As the autumn wore on, moreover, worse things than the restoration of the Empire occurred. To the horror of Nicholas, the French Senate not merely pronounced Napoleon emperor, they hailed him as Napoleon the Third; to his still greater horror, the act of the Senate was ratified by the people, and Napoleon owed his throne to the vote of more than seven millions of Frenchmen. There was an eloquence in both these circumstances which Nicholas could not ignore. The mention of "the Third" expressed what the English Parliament had intended to express, nearly two centuries before, when it placed at the head of the Statutes of 1660 the assertion that they were made in the twelfth year of the reign of our Most Gracious Sovereign Lord, Charles the Second. The disagreeable parenthesis of the reigns of Bourbon kings and of the Man of July was ignored as completely as the disagreeable parenthesis of the English Commonwealth had been ignored before.

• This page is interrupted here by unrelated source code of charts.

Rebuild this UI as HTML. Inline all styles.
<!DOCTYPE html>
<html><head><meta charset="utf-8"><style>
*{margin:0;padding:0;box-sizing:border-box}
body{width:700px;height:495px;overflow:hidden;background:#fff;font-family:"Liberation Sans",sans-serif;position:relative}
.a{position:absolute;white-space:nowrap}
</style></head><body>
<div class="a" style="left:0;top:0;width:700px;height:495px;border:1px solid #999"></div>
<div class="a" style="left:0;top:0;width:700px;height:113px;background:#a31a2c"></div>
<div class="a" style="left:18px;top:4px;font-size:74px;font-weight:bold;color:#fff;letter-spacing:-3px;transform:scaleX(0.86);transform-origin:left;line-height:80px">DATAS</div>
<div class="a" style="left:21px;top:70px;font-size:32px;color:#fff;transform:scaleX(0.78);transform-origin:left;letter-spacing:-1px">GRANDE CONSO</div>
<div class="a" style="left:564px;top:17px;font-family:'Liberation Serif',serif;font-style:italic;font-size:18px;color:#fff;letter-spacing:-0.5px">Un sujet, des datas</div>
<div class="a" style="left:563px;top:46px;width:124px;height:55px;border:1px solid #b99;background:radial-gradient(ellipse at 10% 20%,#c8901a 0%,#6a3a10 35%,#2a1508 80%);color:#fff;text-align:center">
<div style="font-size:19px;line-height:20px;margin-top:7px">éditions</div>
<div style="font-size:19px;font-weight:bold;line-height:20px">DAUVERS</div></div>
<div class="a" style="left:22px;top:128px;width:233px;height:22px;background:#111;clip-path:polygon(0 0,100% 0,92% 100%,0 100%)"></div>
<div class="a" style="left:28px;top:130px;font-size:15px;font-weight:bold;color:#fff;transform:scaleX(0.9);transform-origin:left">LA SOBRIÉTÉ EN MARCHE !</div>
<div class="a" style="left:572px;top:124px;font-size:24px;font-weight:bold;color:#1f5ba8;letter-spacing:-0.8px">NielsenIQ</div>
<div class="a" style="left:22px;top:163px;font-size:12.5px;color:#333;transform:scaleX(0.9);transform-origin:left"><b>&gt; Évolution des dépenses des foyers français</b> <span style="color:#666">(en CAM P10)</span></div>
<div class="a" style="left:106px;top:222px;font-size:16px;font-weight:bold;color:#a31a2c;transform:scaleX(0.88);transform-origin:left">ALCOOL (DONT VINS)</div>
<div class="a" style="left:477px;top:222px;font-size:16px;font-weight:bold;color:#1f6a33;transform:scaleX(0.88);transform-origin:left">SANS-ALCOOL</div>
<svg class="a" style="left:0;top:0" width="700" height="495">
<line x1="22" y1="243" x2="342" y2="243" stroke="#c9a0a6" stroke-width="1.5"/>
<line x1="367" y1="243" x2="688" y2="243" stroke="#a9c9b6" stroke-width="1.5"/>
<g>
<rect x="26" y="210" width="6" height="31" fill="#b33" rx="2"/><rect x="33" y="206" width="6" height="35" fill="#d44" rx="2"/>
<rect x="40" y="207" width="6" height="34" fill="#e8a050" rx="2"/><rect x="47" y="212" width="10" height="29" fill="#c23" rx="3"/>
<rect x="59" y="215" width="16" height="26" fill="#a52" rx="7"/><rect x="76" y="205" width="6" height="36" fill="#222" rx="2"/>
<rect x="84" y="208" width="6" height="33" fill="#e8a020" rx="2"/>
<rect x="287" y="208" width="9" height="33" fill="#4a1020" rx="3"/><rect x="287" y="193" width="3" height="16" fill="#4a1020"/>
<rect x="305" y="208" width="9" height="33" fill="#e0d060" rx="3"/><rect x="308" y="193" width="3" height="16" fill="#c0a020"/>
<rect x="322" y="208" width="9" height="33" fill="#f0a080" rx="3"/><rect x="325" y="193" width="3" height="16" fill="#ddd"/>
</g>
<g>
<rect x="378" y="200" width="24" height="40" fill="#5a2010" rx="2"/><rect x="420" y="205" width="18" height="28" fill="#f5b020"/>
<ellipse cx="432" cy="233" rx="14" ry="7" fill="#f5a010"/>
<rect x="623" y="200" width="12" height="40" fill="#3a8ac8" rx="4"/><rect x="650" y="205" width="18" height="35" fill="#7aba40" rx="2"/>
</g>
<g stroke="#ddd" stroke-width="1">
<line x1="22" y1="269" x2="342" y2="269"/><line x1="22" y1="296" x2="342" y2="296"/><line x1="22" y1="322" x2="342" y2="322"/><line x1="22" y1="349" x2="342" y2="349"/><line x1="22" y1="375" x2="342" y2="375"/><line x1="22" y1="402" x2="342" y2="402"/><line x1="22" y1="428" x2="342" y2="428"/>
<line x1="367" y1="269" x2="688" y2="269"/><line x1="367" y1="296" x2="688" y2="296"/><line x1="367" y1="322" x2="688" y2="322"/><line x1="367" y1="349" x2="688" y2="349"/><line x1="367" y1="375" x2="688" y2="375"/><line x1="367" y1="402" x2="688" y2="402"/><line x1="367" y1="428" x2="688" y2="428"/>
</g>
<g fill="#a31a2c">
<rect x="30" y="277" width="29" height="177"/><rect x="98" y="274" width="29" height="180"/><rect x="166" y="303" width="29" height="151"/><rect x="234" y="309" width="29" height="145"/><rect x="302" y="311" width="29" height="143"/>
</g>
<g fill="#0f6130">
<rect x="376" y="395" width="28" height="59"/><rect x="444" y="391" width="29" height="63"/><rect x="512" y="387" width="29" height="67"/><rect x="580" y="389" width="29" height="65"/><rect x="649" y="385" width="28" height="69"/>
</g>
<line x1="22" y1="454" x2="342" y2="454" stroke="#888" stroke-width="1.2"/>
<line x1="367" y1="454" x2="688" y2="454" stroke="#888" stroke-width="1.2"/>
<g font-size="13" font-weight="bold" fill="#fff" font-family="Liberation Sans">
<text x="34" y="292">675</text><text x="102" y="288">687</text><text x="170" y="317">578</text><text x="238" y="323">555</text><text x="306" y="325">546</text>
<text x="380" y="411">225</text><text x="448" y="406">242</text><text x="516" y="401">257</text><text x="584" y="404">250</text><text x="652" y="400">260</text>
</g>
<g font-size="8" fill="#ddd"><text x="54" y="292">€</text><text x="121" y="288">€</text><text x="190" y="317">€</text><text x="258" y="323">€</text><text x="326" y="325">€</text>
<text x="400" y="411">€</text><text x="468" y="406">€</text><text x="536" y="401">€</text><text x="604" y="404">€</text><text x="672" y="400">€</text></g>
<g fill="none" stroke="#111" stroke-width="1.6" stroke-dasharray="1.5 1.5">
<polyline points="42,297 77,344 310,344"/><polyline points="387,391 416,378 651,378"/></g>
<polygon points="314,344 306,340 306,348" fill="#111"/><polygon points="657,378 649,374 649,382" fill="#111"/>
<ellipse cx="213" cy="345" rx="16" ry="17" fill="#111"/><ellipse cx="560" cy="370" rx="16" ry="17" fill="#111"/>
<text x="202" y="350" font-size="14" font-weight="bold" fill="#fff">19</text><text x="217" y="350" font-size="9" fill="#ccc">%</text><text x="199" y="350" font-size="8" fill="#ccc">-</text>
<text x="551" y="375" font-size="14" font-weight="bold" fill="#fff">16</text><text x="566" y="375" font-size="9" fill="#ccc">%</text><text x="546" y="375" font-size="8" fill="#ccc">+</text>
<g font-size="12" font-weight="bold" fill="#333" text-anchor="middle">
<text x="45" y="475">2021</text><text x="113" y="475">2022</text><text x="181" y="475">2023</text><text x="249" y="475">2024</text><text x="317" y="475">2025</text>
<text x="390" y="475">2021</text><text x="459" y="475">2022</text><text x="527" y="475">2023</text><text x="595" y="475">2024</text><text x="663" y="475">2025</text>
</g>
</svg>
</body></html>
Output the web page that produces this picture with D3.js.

Other Powers besides Russia were alarmed at the adoption of a number which avenged Waterloo without the interchange of a blow. Other Powers, however, were pacified by the assurance that the number had only an insignificant meaning. The new emperor, whatever title he might assume, boasted that he owed his throne to the suffrages of the people. But this second circumstance, however much it might appease other statesmen, only increased the apprehensions of Nicholas. The Czar had been ready enough to applaud a President who had "placed aside constitutional institutions;" he could not forgive a ruler who had appealed to universal suffrage.